Cuba, un'isola in bilico
È stato un Capodanno insolito. Per la prima volta da 57 anni, Cuba ha celebrato l’anniversario del trionfo della «Revolución» senza il suo protagonista principale. Fidel Castro è morto il 25 novembre, a 90 anni. Già da un decennio, però, l’isola si era abituata a fare i conti con «l’ingombrante assenza» del líder máximo. Quest’ultimo si era ritirato dalla vita pubblica nel 2006 e aveva lasciato il comando al fratello Raúl.
Non che fosse scomparso del tutto. La sua voce, sempre più flebile, continuava a farsi sentire di tanto in tanto. Con apparizioni a sorpresa dopo lunghi mesi di invisibilità. Mentre il «Granma», giornale ufficiale del Partito comunista di Cuba, ne diffondeva le lunghe – e spesso ingarbugliate – riflessioni. Di fatto, però, l’influenza reale del comandante s’era fatta minima. Tutto ciò che sarebbe dovuto accadere dopo la sua morte si era già verificato. Il «nuovo corso», inaugurato da Raúl, aveva fatto incamminare il Paese su una via che Fidel si era sempre rifiutato di percorrere: progressiva apertura al mercato, riavvicinamento con gli Stati Uniti e, in ultimo, ricambio generazionale, con l’uscita di scena di Castro a febbraio 2018.

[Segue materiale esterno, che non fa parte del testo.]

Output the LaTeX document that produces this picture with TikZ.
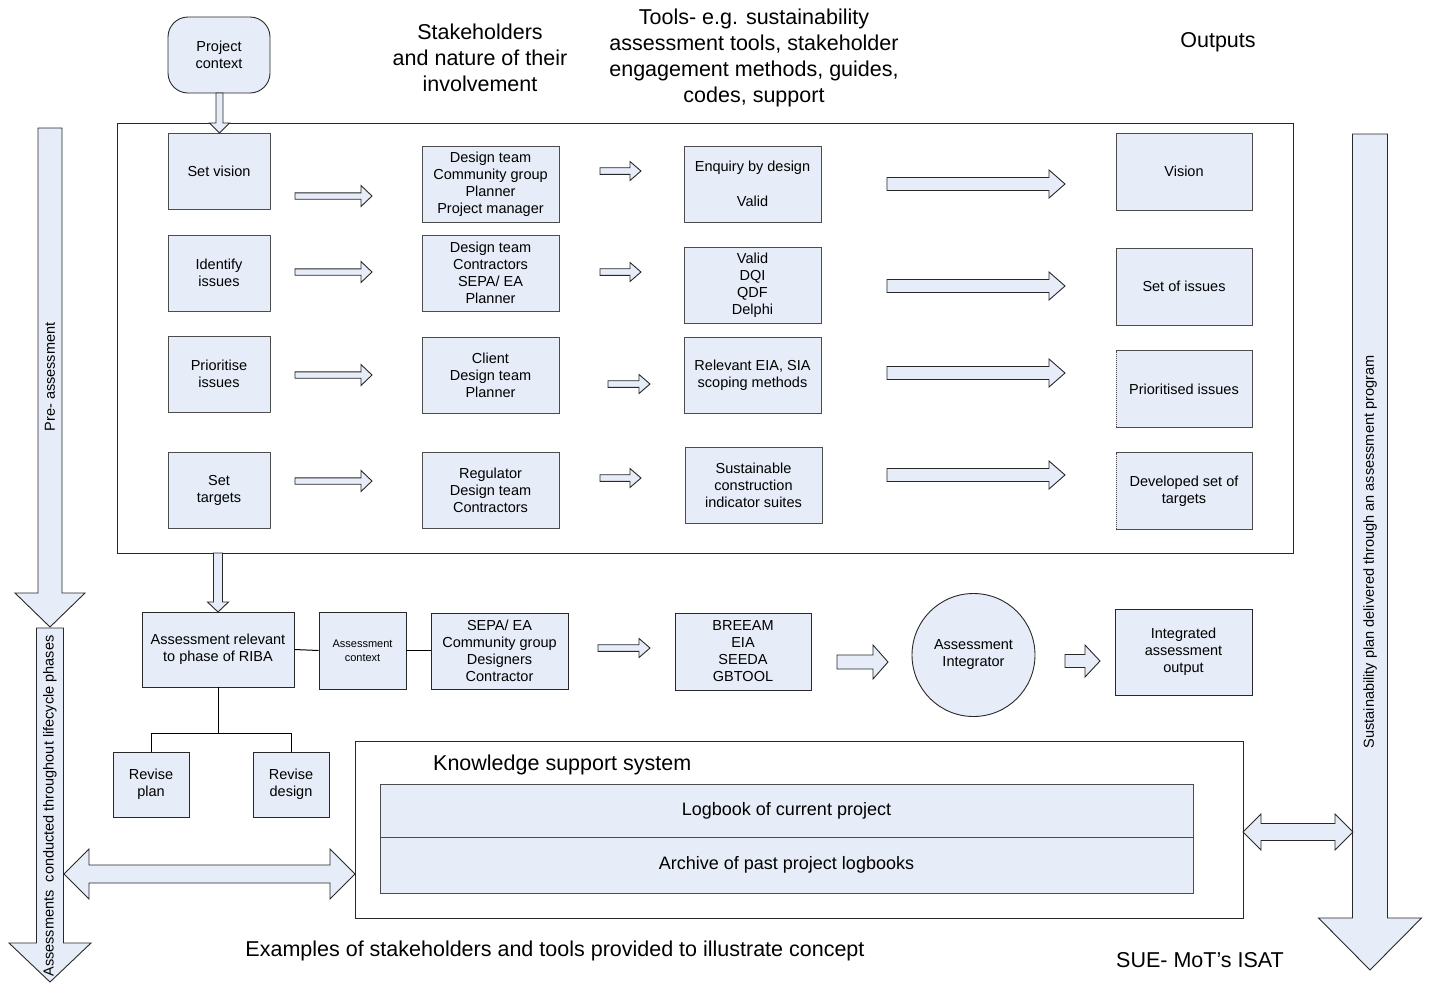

La transizione è in marcia. Anche se deve procedere a rilento: il rischio implosione è elevato. Determinante nel processo di apertura è stato il ruolo della Chiesa. Il viaggio di Giovanni Paolo II, nel gennaio 1998, nell’ultima stagione del líder máximo, aveva infranto il tabù dell’invisibilità del fattore religioso in ambito pubblico. Pur non essendoci mai stata persecuzione dichiarata, fino al 1991 a Cuba vigeva l’ateismo di Stato. La fede era rigorosamente relegata all’ambito privato. Tanto che il Natale era giorno feriale. È divenuto festa, di nuovo, in occasione del viaggio di papa Wojtyla. E lo è rimasto.
La Chiesa, negli anni successivi – in quanto unica realtà indipendente dal Partito – è diventata un prezioso laboratorio di pluralismo. Mentre la «diplomazia della misericordia» di papa Francesco è riuscita a innescare il disgelo tra L’Avana e Washington. La svolta del 17 dicembre 2014, però, ora è in bilico. Il neo-presidente Usa Donald Trump ha minacciato, seppur velatamente, di invertire la marcia. Tornando alla politica del muro contro muro. La stessa strategia che, per mezzo secolo, ha cementato il potere dei Castro.